## Work instructions
Copy the entries below exactly. Images do not belong in the copy.

## Data excerpts
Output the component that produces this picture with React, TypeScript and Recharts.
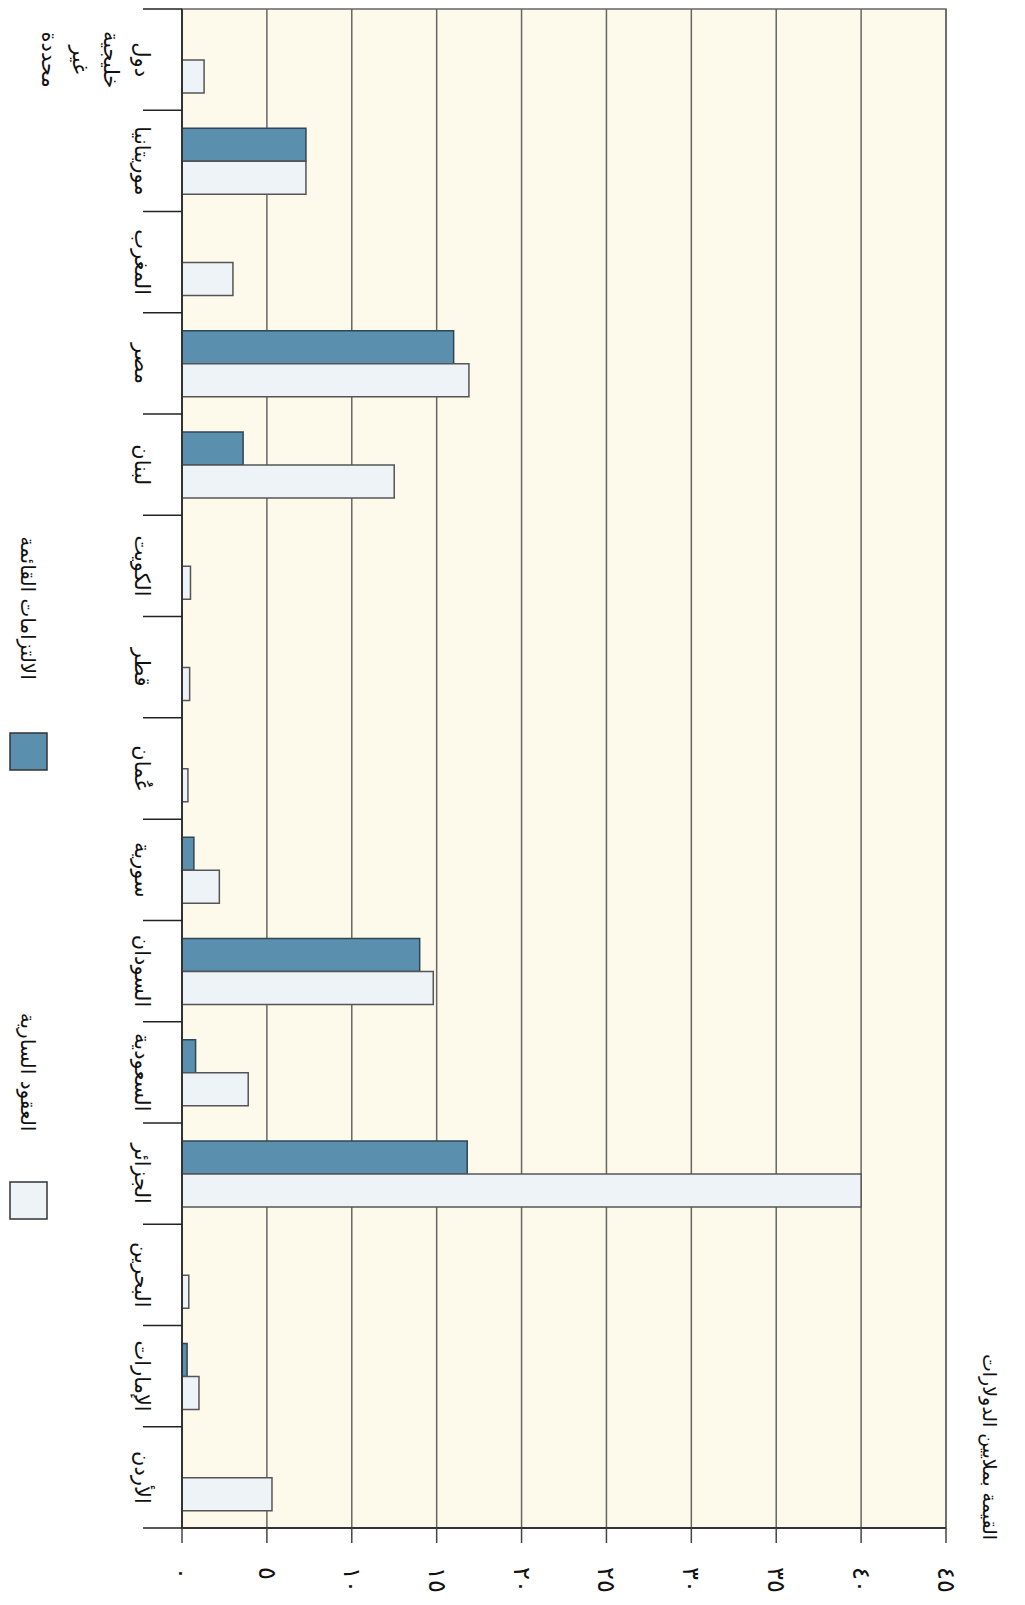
import React from "react";
import {
  BarChart,
  Bar,
  XAxis,
  YAxis,
  CartesianGrid,
  ReferenceArea,
} from "recharts";

// Categories, top to bottom (the page is printed sideways)
const CATEGORIES = [
  "دول خليجية غير محددة",
  "موريتانيا",
  "المغرب",
  "مصر",
  "لبنان",
  "الكويت",
  "قطر",
  "عُمان",
  "سورية",
  "السودان",
  "السعودية",
  "الجزائر",
  "البحرين",
  "الإمارات",
  "الأردن",
];

// الالتزامات القائمة (millions of dollars)
const COMMITMENTS = [null, 7.3, null, 16.0, 3.6, null, null, null, 0.7, 14.0, 0.8, 16.8, null, 0.3, null];

// العقود السارية (millions of dollars)
const CONTRACTS = [1.3, 7.3, 3.0, 16.9, 12.5, 0.5, 0.45, 0.35, 2.2, 14.8, 3.9, 40, 0.4, 1.0, 5.3];

const X_TICKS = [0, 5, 10, 15, 20, 25, 30, 35, 40, 45];
const X_TICK_LABELS = ["٠", "٥", "١٠", "١٥", "٢٠", "٢٥", "٣٠", "٣٥", "٤٠", "٤٥"];

const SERIES_LABELS = ["الالتزامات القائمة", "العقود السارية"];
const AXIS_TITLE = "القيمة بملايين الدولارات";

const W = 1025;
const H = 1605;
const MARGIN = { top: 9, right: 79, bottom: 0, left: 0 };
const Y_AXIS_W = 182;
const X_AXIS_H = 77;
const BAND = (H - MARGIN.top - MARGIN.bottom - X_AXIS_H) / CATEGORIES.length;

const BLUE = "#5a8fae";
const BLUE_EDGE = "#2e4756";
const LIGHT = "#eef3f8";
const LIGHT_EDGE = "#555";
const PAPER = "#fdf9eb";
const FONT = "'DejaVu Sans', sans-serif";

const data = CATEGORIES.map((name, i) => ({
  name,
  commitments: COMMITMENTS[i],
  contracts: CONTRACTS[i],
}));

function CategoryTick(props: any) {
  const { x, y, payload, index } = props;
  const words = String(payload.value).split(" ");
  const top = y - BAND / 2;
  const bottom = y + BAND / 2;
  return (
    <g>
      <line x1={x - 39} x2={x} y1={top} y2={top} stroke="#222" strokeWidth={1.5} />
      {index === CATEGORIES.length - 1 && (
        <line x1={x - 39} x2={x} y1={bottom} y2={bottom} stroke="#222" strokeWidth={1.5} />
      )}
      {words.map((w, i) => {
        const cx = x - 40 - i * 31;
        return (
          <text
            key={i}
            x={cx}
            y={y}
            transform={`rotate(90 ${cx} ${y})`}
            textAnchor="middle"
            dominantBaseline="central"
            fontFamily={FONT}
            fontSize={21}
            fill="#111"
          >
            {w}
          </text>
        );
      })}
    </g>
  );
}

function ValueTick(props: any) {
  const { x, y, payload } = props;
  const i = X_TICKS.indexOf(payload.value);
  return (
    <text
      x={x}
      y={y}
      transform={`rotate(90 ${x} ${y})`}
      textAnchor="start"
      dominantBaseline="central"
      fontFamily={FONT}
      fontSize={24}
      fill="#111"
    >
      {X_TICK_LABELS[i]}
    </text>
  );
}

export default function App() {
  return (
    <div style={{ position: "absolute", left: 0, top: 0, width: W, height: H, background: "#fff" }}>
      <BarChart
        width={W}
        height={H}
        data={data}
        layout="vertical"
        margin={MARGIN}
        barSize={33}
        barGap={0}
      >
        <CartesianGrid
          horizontal={false}
          stroke="#666"
          strokeWidth={1.5}
          fill={PAPER}
          fillOpacity={1}
        />
        <ReferenceArea x1={0} x2={45} fill="none" stroke="#666" strokeWidth={1.5} />
        <XAxis
          type="number"
          domain={[0, 45]}
          ticks={X_TICKS}
          interval={0}
          height={X_AXIS_H}
          tickSize={15}
          tickMargin={24}
          tickLine={{ stroke: "#444", strokeWidth: 1.5 }}
          axisLine={{ stroke: "#333", strokeWidth: 2 }}
          tick={(p: any) => <ValueTick {...p} />}
        />
        <YAxis
          type="category"
          dataKey="name"
          width={Y_AXIS_W}
          interval={0}
          tickSize={0}
          tickMargin={0}
          tickLine={false}
          axisLine={{ stroke: "#333", strokeWidth: 2 }}
          tick={(p: any) => <CategoryTick {...p} />}
        />
        <Bar
          dataKey="commitments"
          fill={BLUE}
          stroke={BLUE_EDGE}
          strokeWidth={1.5}
          isAnimationActive={false}
        />
        <Bar
          dataKey="contracts"
          fill={LIGHT}
          stroke={LIGHT_EDGE}
          strokeWidth={1.5}
          isAnimationActive={false}
        />
      </BarChart>

      {/* legend and value-axis title, printed sideways like the rest */}
      <svg
        width={W}
        height={H}
        style={{ position: "absolute", left: 0, top: 0, pointerEvents: "none" }}
      >
        <rect x={10} y={733} width={37} height={37} fill={BLUE} stroke="#333" strokeWidth={1.5} />
        <text
          x={28}
          y={608}
          transform="rotate(90 28 608)"
          textAnchor="middle"
          dominantBaseline="central"
          fontFamily={FONT}
          fontSize={20}
          fill="#111"
        >
          {SERIES_LABELS[0]}
        </text>
        <rect x={10} y={1182} width={37} height={37} fill={LIGHT} stroke="#333" strokeWidth={1.5} />
        <text
          x={28}
          y={1072}
          transform="rotate(90 28 1072)"
          textAnchor="middle"
          dominantBaseline="central"
          fontFamily={FONT}
          fontSize={20}
          fill="#111"
        >
          {SERIES_LABELS[1]}
        </text>
        <text
          x={990}
          y={1447}
          transform="rotate(90 990 1447)"
          textAnchor="middle"
          dominantBaseline="central"
          fontFamily={FONT}
          fontSize={19}
          fill="#111"
        >
          {AXIS_TITLE}
        </text>
      </svg>
    </div>
  );
}
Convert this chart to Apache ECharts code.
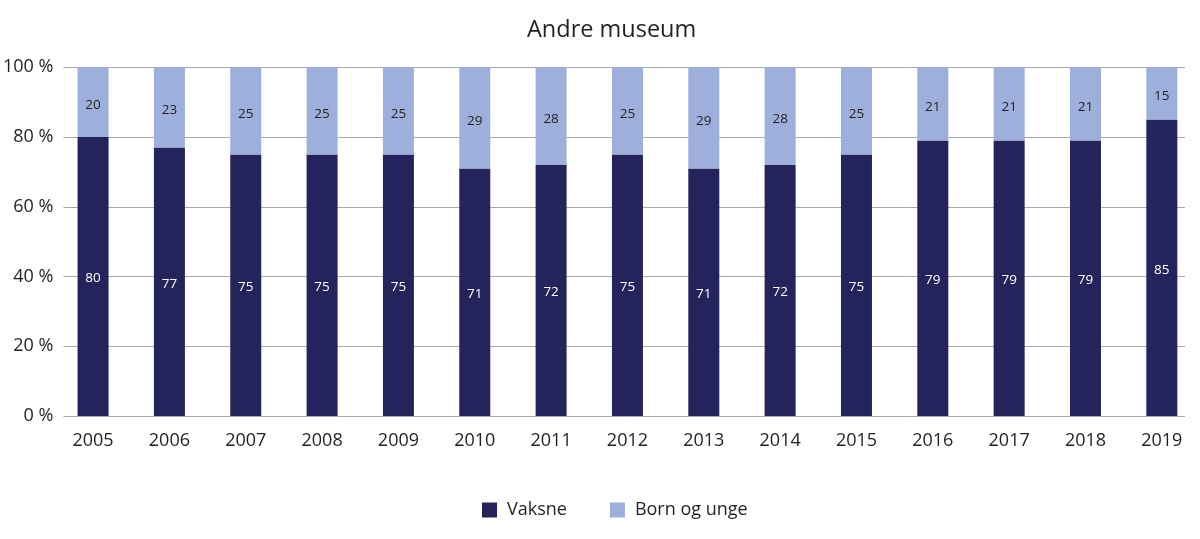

## Task result
Output the component that produces this picture with React, TypeScript and Recharts.
import React from "react";
import {
  BarChart,
  Bar,
  XAxis,
  YAxis,
  CartesianGrid,
  ReferenceArea,
} from "recharts";

// Categories, top to bottom (the page is printed sideways)
const CATEGORIES = [
  "دول خليجية غير محددة",
  "موريتانيا",
  "المغرب",
  "مصر",
  "لبنان",
  "الكويت",
  "قطر",
  "عُمان",
  "سورية",
  "السودان",
  "السعودية",
  "الجزائر",
  "البحرين",
  "الإمارات",
  "الأردن",
];

// الالتزامات القائمة (millions of dollars)
const COMMITMENTS = [null, 7.3, null, 16.0, 3.6, null, null, null, 0.7, 14.0, 0.8, 16.8, null, 0.3, null];

// العقود السارية (millions of dollars)
const CONTRACTS = [1.3, 7.3, 3.0, 16.9, 12.5, 0.5, 0.45, 0.35, 2.2, 14.8, 3.9, 40, 0.4, 1.0, 5.3];

const X_TICKS = [0, 5, 10, 15, 20, 25, 30, 35, 40, 45];
const X_TICK_LABELS = ["٠", "٥", "١٠", "١٥", "٢٠", "٢٥", "٣٠", "٣٥", "٤٠", "٤٥"];

const SERIES_LABELS = ["الالتزامات القائمة", "العقود السارية"];
const AXIS_TITLE = "القيمة بملايين الدولارات";

const W = 1025;
const H = 1605;
const MARGIN = { top: 9, right: 79, bottom: 0, left: 0 };
const Y_AXIS_W = 182;
const X_AXIS_H = 77;
const BAND = (H - MARGIN.top - MARGIN.bottom - X_AXIS_H) / CATEGORIES.length;

const BLUE = "#5a8fae";
const BLUE_EDGE = "#2e4756";
const LIGHT = "#eef3f8";
const LIGHT_EDGE = "#555";
const PAPER = "#fdf9eb";
const FONT = "'DejaVu Sans', sans-serif";

const data = CATEGORIES.map((name, i) => ({
  name,
  commitments: COMMITMENTS[i],
  contracts: CONTRACTS[i],
}));

function CategoryTick(props: any) {
  const { x, y, payload, index } = props;
  const words = String(payload.value).split(" ");
  const top = y - BAND / 2;
  const bottom = y + BAND / 2;
  return (
    <g>
      <line x1={x - 39} x2={x} y1={top} y2={top} stroke="#222" strokeWidth={1.5} />
      {index === CATEGORIES.length - 1 && (
        <line x1={x - 39} x2={x} y1={bottom} y2={bottom} stroke="#222" strokeWidth={1.5} />
      )}
      {words.map((w, i) => {
        const cx = x - 40 - i * 31;
        return (
          <text
            key={i}
            x={cx}
            y={y}
            transform={`rotate(90 ${cx} ${y})`}
            textAnchor="middle"
            dominantBaseline="central"
            fontFamily={FONT}
            fontSize={21}
            fill="#111"
          >
            {w}
          </text>
        );
      })}
    </g>
  );
}

function ValueTick(props: any) {
  const { x, y, payload } = props;
  const i = X_TICKS.indexOf(payload.value);
  return (
    <text
      x={x}
      y={y}
      transform={`rotate(90 ${x} ${y})`}
      textAnchor="start"
      dominantBaseline="central"
      fontFamily={FONT}
      fontSize={24}
      fill="#111"
    >
      {X_TICK_LABELS[i]}
    </text>
  );
}

export default function App() {
  return (
    <div style={{ position: "absolute", left: 0, top: 0, width: W, height: H, background: "#fff" }}>
      <BarChart
        width={W}
        height={H}
        data={data}
        layout="vertical"
        margin={MARGIN}
        barSize={33}
        barGap={0}
      >
        <CartesianGrid
          horizontal={false}
          stroke="#666"
          strokeWidth={1.5}
          fill={PAPER}
          fillOpacity={1}
        />
        <ReferenceArea x1={0} x2={45} fill="none" stroke="#666" strokeWidth={1.5} />
        <XAxis
          type="number"
          domain={[0, 45]}
          ticks={X_TICKS}
          interval={0}
          height={X_AXIS_H}
          tickSize={15}
          tickMargin={24}
          tickLine={{ stroke: "#444", strokeWidth: 1.5 }}
          axisLine={{ stroke: "#333", strokeWidth: 2 }}
          tick={(p: any) => <ValueTick {...p} />}
        />
        <YAxis
          type="category"
          dataKey="name"
          width={Y_AXIS_W}
          interval={0}
          tickSize={0}
          tickMargin={0}
          tickLine={false}
          axisLine={{ stroke: "#333", strokeWidth: 2 }}
          tick={(p: any) => <CategoryTick {...p} />}
        />
        <Bar
          dataKey="commitments"
          fill={BLUE}
          stroke={BLUE_EDGE}
          strokeWidth={1.5}
          isAnimationActive={false}
        />
        <Bar
          dataKey="contracts"
          fill={LIGHT}
          stroke={LIGHT_EDGE}
          strokeWidth={1.5}
          isAnimationActive={false}
        />
      </BarChart>

      {/* legend and value-axis title, printed sideways like the rest */}
      <svg
        width={W}
        height={H}
        style={{ position: "absolute", left: 0, top: 0, pointerEvents: "none" }}
      >
        <rect x={10} y={733} width={37} height={37} fill={BLUE} stroke="#333" strokeWidth={1.5} />
        <text
          x={28}
          y={608}
          transform="rotate(90 28 608)"
          textAnchor="middle"
          dominantBaseline="central"
          fontFamily={FONT}
          fontSize={20}
          fill="#111"
        >
          {SERIES_LABELS[0]}
        </text>
        <rect x={10} y={1182} width={37} height={37} fill={LIGHT} stroke="#333" strokeWidth={1.5} />
        <text
          x={28}
          y={1072}
          transform="rotate(90 28 1072)"
          textAnchor="middle"
          dominantBaseline="central"
          fontFamily={FONT}
          fontSize={20}
          fill="#111"
        >
          {SERIES_LABELS[1]}
        </text>
        <text
          x={990}
          y={1447}
          transform="rotate(90 990 1447)"
          textAnchor="middle"
          dominantBaseline="central"
          fontFamily={FONT}
          fontSize={19}
          fill="#111"
        >
          {AXIS_TITLE}
        </text>
      </svg>
    </div>
  );
}
Convert this chart to Apache ECharts code.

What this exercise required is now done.